Pastor Steven Khoury, the senior pastor of the Calvary Church in east Jerusalem and associate senior pastor at the First Baptist Church in Bethlehem, along with the Evangelical church, have been holding a series of celebrations and events in the lead-up to the holiday.
But the pastor says Christmas in Bethlehem has become increasingly commercial, and that the festival is promoted as a neutral celebration by the municipal authority in the city, a celebration that is devoid of the festival’s meaning.
“Bethlehem is becoming more commercialized, and focused on selling Santas and similar merchandise,” he said.

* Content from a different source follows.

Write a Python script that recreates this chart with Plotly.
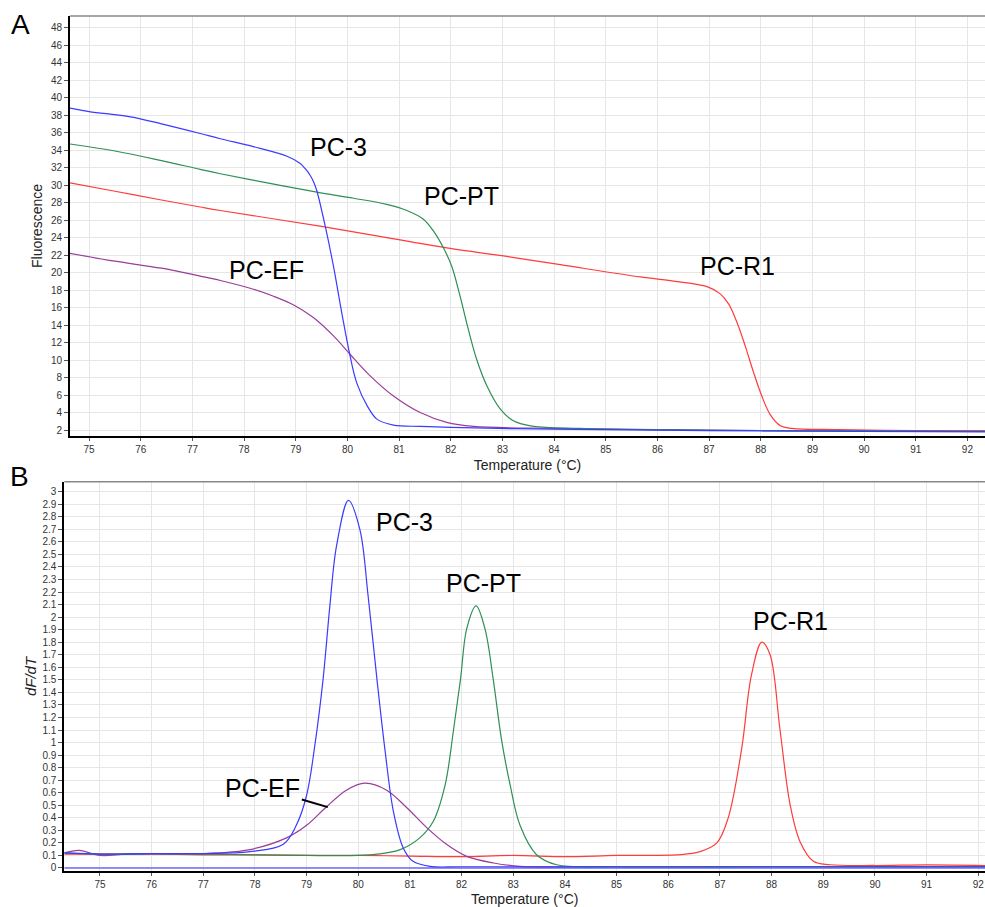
import plotly.graph_objects as go

# ---------------- Data ----------------
# Panel A: fluorescence melt curves
a_pc3_t = [74.63, 75.0, 75.8, 76.4, 77.15, 77.54, 78.18, 78.83, 79.08, 79.18, 79.28, 79.35, 79.41, 79.57, 79.73, 79.89,
           80.05, 80.18, 80.38, 80.57, 80.89, 81.41, 82.0, 84.0, 86.0, 88.0, 90.0, 92.34]
a_pc3_f = [38.8, 38.4, 37.8, 37.0, 35.9, 35.3, 34.4, 33.3, 32.5, 31.9, 31.1, 30.3, 29.3, 25.3, 20.7, 15.4,
           10.5, 7.4, 4.8, 3.25, 2.57, 2.42, 2.3, 2.1, 2.0, 1.9, 1.85, 1.8]

a_pt_t = [74.63, 75.5, 76.4, 77.15, 77.54, 78.5, 79.41, 80.12, 80.76, 81.15, 81.47, 81.67, 81.86, 82.02,
          82.18, 82.34, 82.5, 82.7, 82.96, 83.21, 83.6, 84.5, 86.0, 88.0, 90.0, 92.34]
a_pt_f = [34.7, 33.9, 32.8, 31.8, 31.3, 30.2, 29.2, 28.5, 27.8, 27.1, 26.1, 24.7, 22.8, 20.7,
          17.3, 13.5, 10.1, 7.05, 4.4, 3.06, 2.42, 2.2, 2.05, 1.95, 1.9, 1.85]

a_r1_t = [74.63, 75.5, 76.4, 77.15, 77.54, 79.47, 80.76, 81.99, 83.02, 84.12, 85.67, 86.31, 86.96, 87.21,
          87.38, 87.54, 87.7, 87.86, 88.02, 88.18, 88.38, 88.6, 89.5, 91.0, 92.34]
a_r1_f = [30.25, 29.3, 28.3, 27.5, 27.1, 25.3, 24.0, 22.76, 21.9, 20.9, 19.5, 19.03, 18.4, 17.6,
          16.4, 14.3, 11.6, 8.6, 5.9, 3.8, 2.5, 2.2, 2.05, 1.95, 1.9]

a_ef_t = [74.63, 75.5, 76.4, 77.15, 77.54, 78.18, 78.57, 78.96, 79.34, 79.73, 80.05, 80.44, 80.89, 81.41,
          81.92, 82.44, 84.0, 86.0, 88.0, 90.0, 92.34]
a_ef_f = [22.2, 21.3, 20.5, 19.6, 19.1, 18.1, 17.3, 16.3, 14.86, 12.76, 10.67, 8.2, 5.9, 4.0,
          2.88, 2.42, 2.2, 2.05, 1.95, 1.9, 1.85]

# Panel B: derivative melt peaks (dF/dT)
b_pc3_t = [74.31, 75.0, 76.0, 77.0, 77.9, 78.55, 78.8, 79.0, 79.16, 79.32, 79.45, 79.58, 79.81, 80.03,
           80.19, 80.36, 80.52, 80.68, 80.87, 81.06, 81.39, 82.0, 85.0, 88.0, 92.13]
b_pc3_v = [0.12, 0.11, 0.115, 0.115, 0.13, 0.19, 0.34, 0.58, 0.98, 1.51, 2.09, 2.57, 2.93, 2.70,
           2.17, 1.51, 0.93, 0.45, 0.16, 0.053, 0.013, 0.01, 0.01, 0.01, 0.01]

b_pt_t = [74.31, 75.0, 76.0, 77.0, 78.0, 79.0, 80.0, 80.36, 80.81, 81.19, 81.45, 81.68, 81.84, 81.98,
          82.1, 82.28, 82.45, 82.61, 82.77, 82.94, 83.13, 83.45, 83.84, 85.0, 88.0, 92.13]
b_pt_v = [0.12, 0.11, 0.115, 0.11, 0.105, 0.1, 0.1, 0.11, 0.146, 0.24, 0.37, 0.66, 1.09, 1.51,
          1.91, 2.09, 1.91, 1.51, 1.03, 0.66, 0.34, 0.106, 0.026, 0.01, 0.01, 0.01]

b_r1_t = [74.31, 75.0, 76.0, 77.0, 78.0, 79.0, 80.0, 81.0, 82.0, 83.0, 84.0, 85.0, 86.23, 86.61,
          86.94, 87.16, 87.42, 87.61, 87.81, 87.97, 88.16, 88.36, 88.55, 88.81, 89.13, 90.0, 91.0, 92.13]
b_r1_v = [0.11, 0.11, 0.11, 0.105, 0.105, 0.1, 0.1, 0.095, 0.09, 0.1, 0.09, 0.1, 0.106, 0.13,
          0.2, 0.4, 0.95, 1.54, 1.80, 1.70, 1.11, 0.5, 0.21, 0.053, 0.026, 0.02, 0.025, 0.02]

b_ef_t = [74.31, 74.6, 75.0, 75.5, 76.0, 77.0, 77.32, 77.9, 78.61, 79.0, 79.39, 79.77, 80.13, 80.55,
          80.94, 81.33, 81.72, 82.1, 82.62, 83.13, 84.0, 88.0, 92.13]
b_ef_v = [0.12, 0.14, 0.1, 0.11, 0.115, 0.115, 0.12, 0.146, 0.24, 0.34, 0.49, 0.62, 0.676, 0.62,
          0.48, 0.32, 0.185, 0.093, 0.04, 0.013, 0.01, 0.01, 0.01]

b_ntc_t = [74.31, 92.13]
b_ntc_v = [0.0, 0.0]

# ---------------- Styles ----------------
BLUE = "#3b3bff"
GREEN = "#2f8f55"
RED = "#ff3b3b"
PURPLE = "#993d99"
FONT = "Liberation Sans, Arial, sans-serif"

fig = go.Figure()

def add(t, v, color, name, xa, ya, width=1.2):
    fig.add_trace(go.Scatter(x=t, y=v, mode="lines", name=name,
                             line=dict(color=color, width=width, shape="spline", smoothing=1.0),
                             xaxis=xa, yaxis=ya, showlegend=False, hoverinfo="x+y+name"))

add(a_r1_t, a_r1_f, RED, "PC-R1", "x", "y")
add(a_ef_t, a_ef_f, PURPLE, "PC-EF", "x", "y")
add(a_pt_t, a_pt_f, GREEN, "PC-PT", "x", "y")
add(a_pc3_t, a_pc3_f, BLUE, "PC-3", "x", "y")

add(b_ntc_t, b_ntc_v, "#6a6aff", "NTC", "x2", "y2", width=1.6)
add(b_r1_t, b_r1_v, RED, "PC-R1", "x2", "y2")
add(b_ef_t, b_ef_v, PURPLE, "PC-EF", "x2", "y2")
add(b_pt_t, b_pt_v, GREEN, "PC-PT", "x2", "y2")
add(b_pc3_t, b_pc3_v, BLUE, "PC-3", "x2", "y2")

W, H = 985, 907
def px_x(p):
    return p / W
def px_y(p):
    return 1 - p / H

common_x = dict(showgrid=True, gridcolor="#e6e6e6", gridwidth=1, zeroline=False,
                showline=True, linecolor="black", linewidth=2,
                ticks="outside", ticklen=3, tickcolor="#555", dtick=1,
                tickfont=dict(size=10, color="#333", family=FONT),
                title=dict(text="Temperature (°C)", font=dict(size=14, color="#222", family=FONT),
                           standoff=6))
common_y = dict(showgrid=True, gridcolor="#e6e6e6", gridwidth=1, zeroline=False,
                showline=True, linecolor="black", linewidth=2,
                ticks="outside", ticklen=4, tickcolor="#555",
                tickfont=dict(size=10, color="#333", family=FONT))

fig.update_layout(
    width=W, height=H,
    margin=dict(l=0, r=0, t=0, b=0),
    paper_bgcolor="white", plot_bgcolor="white",
    font=dict(family=FONT, color="black"),
    xaxis=dict(common_x, domain=[px_x(70), 1.0], range=[74.63, 92.34], anchor="y"),
    yaxis=dict(common_y, domain=[px_y(437), px_y(16)], range=[1.32, 49.33], dtick=2, anchor="x",
               title=dict(text="Fluorescence", font=dict(size=14, color="#222", family=FONT), standoff=5)),
    xaxis2=dict(common_x, domain=[px_x(64.3), 1.0], range=[74.31, 92.13], anchor="y2"),
    yaxis2=dict(common_y, domain=[px_y(873.3), px_y(482.7)], range=[-0.027, 3.08], dtick=0.1, anchor="x2",
                title=dict(text="<i>dF/dT</i>", font=dict(size=15, color="#222", family=FONT), standoff=2)),
)

# thin grey top borders of both panels
fig.add_shape(type="line", xref="x domain", yref="y domain", x0=0, x1=1, y0=1, y1=1,
              line=dict(color="#888", width=1.5))
fig.add_shape(type="line", xref="x2 domain", yref="y2 domain", x0=0, x1=1, y0=1, y1=1,
              line=dict(color="#888", width=1.5))

lab = dict(size=25, color="black", family=FONT)

def label(text, cx, cy, size=None):
    f = lab if size is None else dict(size=size, color="black", family=FONT)
    return dict(text=text, x=px_x(cx), y=px_y(cy), xref="paper", yref="paper", showarrow=False,
                xanchor="center", yanchor="middle", font=f)

ann = [
    label("A", 20, 25, 28),
    label("B", 19, 478, 28),
    label("PC-3", 338, 147),
    label("PC-PT", 461, 196),
    label("PC-EF", 266, 271),
    label("PC-R1", 737, 267),
    label("PC-3", 404, 523),
    label("PC-PT", 483, 584),
    label("PC-R1", 790, 622),
    dict(text="PC-EF", x=79.41, y=0.485, xref="x2", yref="y2", showarrow=True,
         xanchor="center", yanchor="middle",
         arrowhead=0, arrowwidth=2, arrowcolor="black", ax=-65, ay=-19, font=lab),
]
fig.update_layout(annotations=ann)

fig.write_html("out.html", config={"displayModeBar": False},
               post_script="document.body.style.margin='0';document.body.style.overflow='hidden';")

“The Palestinian government and the Bethlehem Municipality want to make Christmas applicable to everyone. But if you don’t believe in Jesus, then it’s not applicable,” he continued, explaining that the attempt to make it a nonreligious kind of celebration emptied the holiday of its meaning.
“It’s become more of a national festivity rather than a faith festivity, where people mark and celebrate Christmas by the external festivities, and the actual purpose of Christmas is being neglected and shoved aside,” Khoury said.
“We’re trying to put Christ back into Christmas, and whilst encouraging Christians to pray for the peace of the land and peace of the heart,” he said.
Khoury said Christians in the region are losing hope in the ability to live a stable life, particularly in the territory in Iraq and Syria controlled or threatened by Islamic State forces.
Although he said Christians are free to practice their religion in Bethlehem and the Palestinian territories, he said that Christian communities in the region are extremely concerned for their co-religionists in Iraq and Syria and also concerned about the spread of Islamic State radicalism and ideology.
“People are concerned about Christians in the broader region,” the pastor said. “The mentality and philosophy which some are acting upon exists in Arabs in Israel and Palestinian territories as well, and we’re praying that this kind of evil will be pushed out of people’s minds.”